Aim: Only the lines from the start of the data through the line with "from matplotlib.colors import" belong in the copy. Restate them word for word, minus the pictures.

— BEGIN Dataset section —

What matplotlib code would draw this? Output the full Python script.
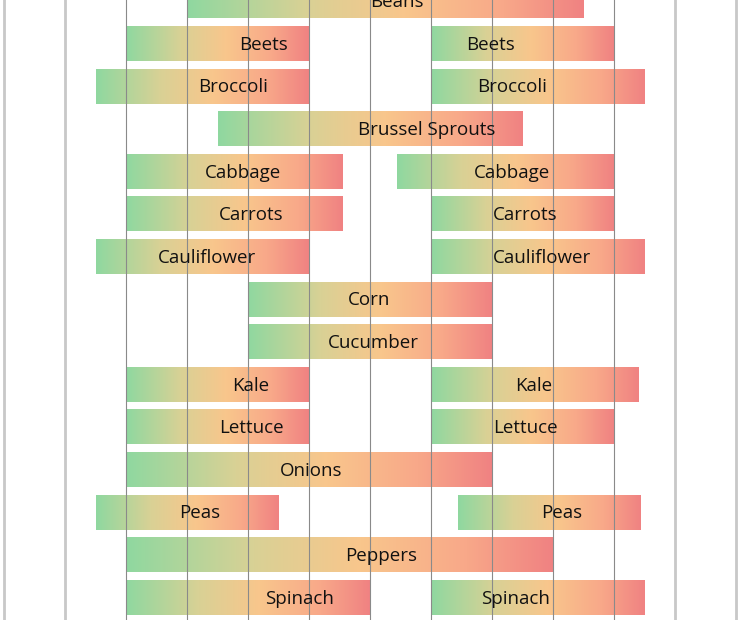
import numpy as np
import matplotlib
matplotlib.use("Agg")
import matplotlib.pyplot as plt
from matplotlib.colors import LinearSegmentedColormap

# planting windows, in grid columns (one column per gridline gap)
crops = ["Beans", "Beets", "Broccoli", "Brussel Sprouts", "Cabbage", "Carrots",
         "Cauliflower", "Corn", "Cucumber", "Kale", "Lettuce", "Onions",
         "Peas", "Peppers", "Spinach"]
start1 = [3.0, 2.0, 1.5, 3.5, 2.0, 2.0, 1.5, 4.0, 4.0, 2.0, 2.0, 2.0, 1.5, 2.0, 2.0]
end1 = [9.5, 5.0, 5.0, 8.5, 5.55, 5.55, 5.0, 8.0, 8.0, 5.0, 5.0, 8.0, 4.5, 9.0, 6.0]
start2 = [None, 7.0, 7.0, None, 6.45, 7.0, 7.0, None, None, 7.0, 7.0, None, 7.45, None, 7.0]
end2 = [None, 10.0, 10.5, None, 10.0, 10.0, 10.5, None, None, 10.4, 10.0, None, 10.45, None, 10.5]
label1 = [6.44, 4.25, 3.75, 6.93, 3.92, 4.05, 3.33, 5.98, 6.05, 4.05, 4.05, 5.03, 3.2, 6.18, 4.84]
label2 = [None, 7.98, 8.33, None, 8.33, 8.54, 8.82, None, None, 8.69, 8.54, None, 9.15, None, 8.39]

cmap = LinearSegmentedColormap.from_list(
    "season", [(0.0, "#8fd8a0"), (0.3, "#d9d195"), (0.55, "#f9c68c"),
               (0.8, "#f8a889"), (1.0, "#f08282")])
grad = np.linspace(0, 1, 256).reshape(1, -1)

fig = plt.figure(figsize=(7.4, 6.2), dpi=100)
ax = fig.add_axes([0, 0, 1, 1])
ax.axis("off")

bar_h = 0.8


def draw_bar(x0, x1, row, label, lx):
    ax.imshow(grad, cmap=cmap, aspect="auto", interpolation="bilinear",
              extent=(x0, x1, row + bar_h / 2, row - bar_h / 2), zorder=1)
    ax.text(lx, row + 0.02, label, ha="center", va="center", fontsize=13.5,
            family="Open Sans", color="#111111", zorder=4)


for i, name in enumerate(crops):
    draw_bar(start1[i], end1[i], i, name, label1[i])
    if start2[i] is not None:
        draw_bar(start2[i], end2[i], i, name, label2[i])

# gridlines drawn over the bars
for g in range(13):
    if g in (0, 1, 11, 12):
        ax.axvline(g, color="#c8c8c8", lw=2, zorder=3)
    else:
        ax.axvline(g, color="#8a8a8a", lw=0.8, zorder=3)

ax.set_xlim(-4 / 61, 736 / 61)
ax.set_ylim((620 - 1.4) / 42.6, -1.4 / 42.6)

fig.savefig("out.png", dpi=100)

— END Dataset section —

Exercise output:
What matplotlib code would draw this? Output the full Python script.
import numpy as np
import matplotlib
matplotlib.use("Agg")
import matplotlib.pyplot as plt
from matplotlib.colors import LinearSegmentedColormap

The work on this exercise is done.